Come and Listen to a Story About a Kid and a Shed

Other remembrances beyond that fitful fateful day are not rememberable by me. The next thing I do remember happened a number of years later. The events are quite jumbled but I will try to recall it as accurately as I can for the anxious listeners out there in the electron fog.

I remember sitting on the roof of our shed. Back in the day, sheds were not these cheesey tin ribbed condom oil cans we have today. They were stolid, manly wooden structures hacked together by manly men with no more knowledge of carpentry than Peewee Hermann. As such they could support the accumulated weight of

  • one hen
  • two ducks
  • three squawking geese
  • four limerick oysters
  • five corpulent porposes
  • six pairs of Don Alvarzo’s tweezers
  • 7000 Macedonians in full battle array
  • eight brass monkeys from the ancient sacred crypts of Egypt
  • nine apathetic sympathetic diabetic old men on roller skates with a marked propensity towards procrastination and sloth
  • ten lyrical spherical diabolical denizens of the deep who haul quay around the quo of the quivvy of the quarry all at the same time. Often these structures were rotten and musty, smelling of oil, old lawn shears, and gasoline from last winter.

As I sat atop this mighty structure, I remember being extremely pissed off at some kids who had excluded me from a baseball game. I could, in fact, see them playing quite clearly from the shed roof.
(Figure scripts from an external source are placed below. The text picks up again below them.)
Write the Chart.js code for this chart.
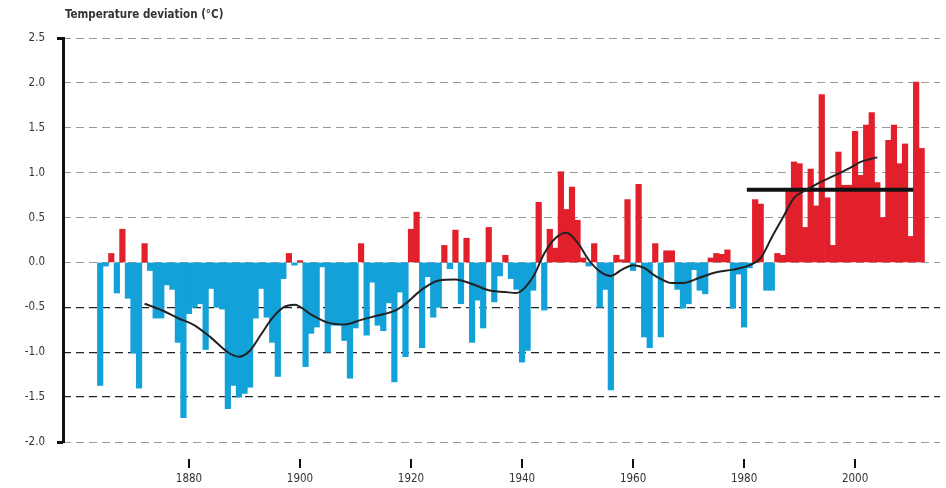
<!DOCTYPE html>
<html>
<head>
<meta charset="utf-8">
<script src="https://cdn.jsdelivr.net/npm/chart.js@4"></script>
<style>
    body { margin: 0; background: #fff; }
    #box { width: 946px; height: 488px; }
</style>
</head>
<body>
<div id="box"><canvas id="myChart"></canvas></div>
<script>
let firstYear = 1864;
let deviations = [
    -1.37, -0.04, 0.10, -0.34, 0.37, -0.40,
    -1.01, -1.40, 0.21, -0.09, -0.62, -0.62, -0.25, -0.30, -0.89, -1.73,
    -0.57, -0.50, -0.46, -0.97, -0.29, -0.50, -0.52, -1.63, -1.37, -1.50,
    -1.46, -1.39, -0.62, -0.29, -0.61, -0.89, -1.27, -0.18, 0.10, -0.03,
    0.02, -1.16, -0.79, -0.72, -0.05, -1.00, -0.70, -0.70, -0.87, -1.29,
    -0.73, 0.21, -0.81, -0.22, -0.70, -0.76, -0.45, -1.33, -0.33, -1.05,
    0.37, 0.56, -0.95, -0.16, -0.61, -0.50, 0.19, -0.07, 0.36, -0.46,
    0.27, -0.89, -0.42, -0.73, 0.39, -0.44, -0.15, 0.08, -0.18, -0.30,
    -1.11, -0.98, -0.31, 0.67, -0.53, 0.37, 0.16, 1.01, 0.59, 0.84,
    0.47, 0.05, -0.04, 0.21, -0.50, -0.30, -1.42, 0.08, 0.03, 0.70,
    -0.09, 0.87, -0.83, -0.95, 0.21, -0.83, 0.13, 0.13, -0.30, -0.51,
    -0.46, -0.08, -0.31, -0.35, 0.05, 0.10, 0.09, 0.14, -0.51, -0.13,
    -0.72, -0.06, 0.70, 0.65, -0.31, -0.31, 0.10, 0.08, 0.80, 1.12,
    1.10, 0.39, 1.04, 0.63, 1.87, 0.72, 0.19, 1.23, 0.86, 0.86,
    1.46, 0.97, 1.53, 1.67, 0.89, 0.50, 1.36, 1.53, 1.10, 1.32,
    0.29, 2.01, 1.27
];
let years = deviations.map((v, i) => firstYear + i);

// smoothed trend
let trendYears = [1872, 1875, 1878, 1881, 1884, 1887, 1889, 1891, 1893, 1895, 1897, 1899,
    1902, 1905, 1908, 1911, 1914, 1917, 1919, 1922, 1925, 1928, 1931, 1934, 1937, 1939,
    1942, 1944, 1946, 1948, 1950, 1952, 1954, 1956, 1958, 1960, 1962, 1964, 1967, 1969,
    1972, 1975, 1978, 1981, 1983, 1985, 1987, 1989, 1991, 1993, 1995, 1997, 1999, 2001, 2004];
let trendValues = [-0.46, -0.53, -0.62, -0.70, -0.84, -1.00, -1.05, -0.98, -0.80, -0.62, -0.50, -0.47,
    -0.58, -0.67, -0.69, -0.64, -0.59, -0.54, -0.46, -0.30, -0.20, -0.19, -0.24, -0.31, -0.33, -0.34,
    -0.16, 0.10, 0.27, 0.33, 0.22, 0.03, -0.10, -0.15, -0.08, -0.03, -0.06, -0.15, -0.23, -0.23,
    -0.17, -0.11, -0.08, -0.03, 0.05, 0.28, 0.50, 0.72, 0.80, 0.87, 0.93, 0.99, 1.05, 1.12, 1.17];

// 1981-2010 mean
let meanYears = [1980.5, 2010.5];
let meanValue = 0.81;

let yTicks = [2.5, 2.0, 1.5, 1.0, 0.5, 0, -0.5, -1.0, -1.5, -2.0];
let xTicks = [1880, 1900, 1920, 1940, 1960, 1980, 2000];

const fontFam = "'Liberation Sans Narrow', 'DejaVu Sans Condensed', 'Roboto', sans-serif";
const red = '#e2202b';
const blue = '#12a2d9';

const decor = {
    id: 'decor',
    afterDraw(chart) {
        const c = chart.ctx;
        const area = chart.chartArea;
        const xs = chart.scales.x;
        c.save();
        // y axis with end tabs
        c.fillStyle = '#111';
        c.fillRect(62, area.top - 1, 3, area.bottom - area.top + 2);
        c.fillRect(57, area.top - 1, 6, 3);
        c.fillRect(57, area.bottom - 1, 6, 3);
        // x tick marks
        xTicks.forEach(t => {
            const px = xs.getPixelForValue(t);
            c.fillRect(Math.round(px) - 1, 459, 2, 9);
        });
        // title
        c.font = "600 11.5px " + fontFam;
        c.fillStyle = '#333';
        c.textBaseline = 'middle';
        c.fillText('Temperature deviation (°C)', 65, 15);
        c.restore();
    }
};

window.addEventListener("load", () => {
    const ctx = document.getElementById('myChart').getContext('2d');
    const myChart = new Chart(ctx, {
        type: 'bar',
        data: {
            datasets: [{
                type: 'line',
                data: trendYears.map((y, i) => ({ x: y, y: trendValues[i] })),
                borderColor: '#222',
                borderWidth: 2,
                pointRadius: 0,
                cubicInterpolationMode: 'monotone',
                order: 0
            }, {
                type: 'line',
                data: meanYears.map(y => ({ x: y, y: meanValue })),
                borderColor: '#111',
                borderWidth: 4,
                pointRadius: 0,
                order: 0
            }, {
                data: years.map((y, i) => ({ x: y, y: deviations[i] })),
                backgroundColor: deviations.map(v => v >= 0 ? red : blue),
                borderWidth: 0,
                barPercentage: 1,
                categoryPercentage: 1,
                order: 2
            }]
        },
        options: {
            responsive: true,
            maintainAspectRatio: false,
            animation: false,
            layout: { padding: { top: 38, right: 6, left: 0, bottom: 0 } },
            plugins: {
                legend: { display: false },
                tooltip: { enabled: false }
            },
            scales: {
                x: {
                    type: 'linear',
                    offset: false,
                    min: 1857.3,
                    max: 2015.3,
                    afterBuildTicks: s => { s.ticks = xTicks.map(v => ({ value: v })); },
                    afterFit: s => { s.height = 46; },
                    grid: { display: false, drawTicks: false },
                    border: { display: false },
                    ticks: {
                        padding: 30,
                        maxRotation: 0,
                        color: '#333',
                        font: { family: fontFam, size: 11.5 },
                        callback: v => String(v)
                    }
                },
                y: {
                    min: -2.0,
                    max: 2.5,
                    afterBuildTicks: s => { s.ticks = yTicks.map(v => ({ value: v })); },
                    afterFit: s => { s.width = 63; },
                    grid: {
                        drawTicks: false,
                        color: c => c.tick && c.tick.value < 0 && c.tick.value > -2 ? '#222' : '#999',
                        lineWidth: c => c.tick && c.tick.value < 0 && c.tick.value > -2 ? 1.3 : 1
                    },
                    border: { display: false, dash: [8, 5] },
                    ticks: {
                        padding: 18,
                        color: '#333',
                        font: { family: fontFam, size: 11.5 },
                        callback: v => v.toFixed(1)
                    }
                }
            }
        },
        plugins: [decor]
    });
});
</script>
</body>
</html>
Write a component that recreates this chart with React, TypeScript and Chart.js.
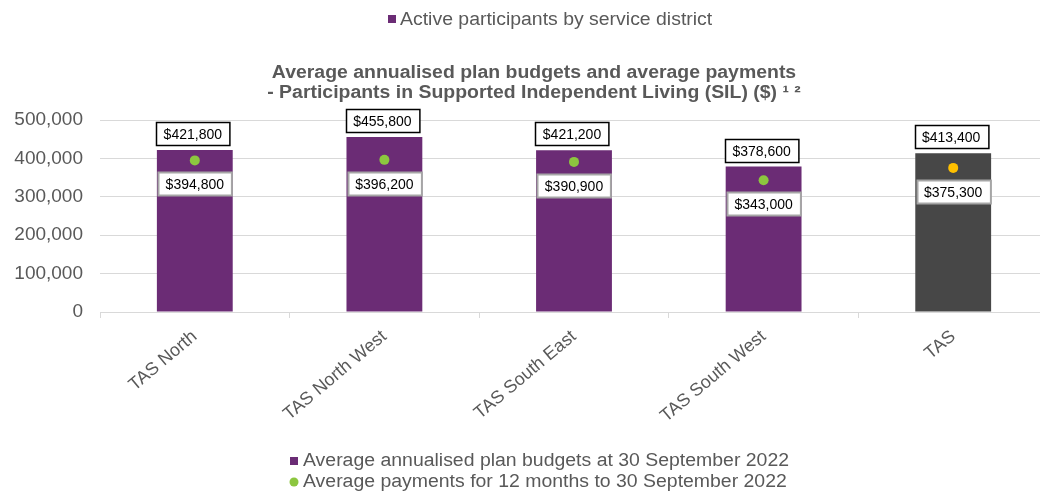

I sat there like a gargoyle, plotting their destruction. I think this may have been the first instance in which thoughts of murder actually entered the misty caverns of the creator’s brain. I can’t recall the events that followed this event in any great detail. I do remember sitting there for what seemed like hours. Hanging was too good for the rotten bastards as far as I was concerned. They had shunned one of their own and were to be damned to the fiery pit of Gehenna or some such equally rotten eternal torture.

Some time later, a great melancholy came over me. Being a bit older now, I realize that it was the first bout of depression that I was to experience. I can say now with great authority that rejection and loneliness are the root of all depression known to humanity. Adam and Eve first hung their heads in shame when they were rejected in the garden. It’s things like this that set the tone for each person’s life. Things like this are remembered years later and pointed to by the psychiatric community as seminal events in a person’s life.

We have all heard the blame for peoples actions being placed squarely on the shoulders of mothers, fathers, and the occasional rotten sibling. Sadaam Hussein, Adolph Hitler, Mussolini, and Ghengis Khan can probably all point to some act of rejection and loneliness that they were compensating for. Heck, it may have been some rotten kid kicking over a friendly game of Risk that propelled us into World War Two.

I do not even remember climbing up or down from said roof. I do want to place some of the blame for this and forthcoming postings squarely on the perpetrators of the “Shed Roof Event”.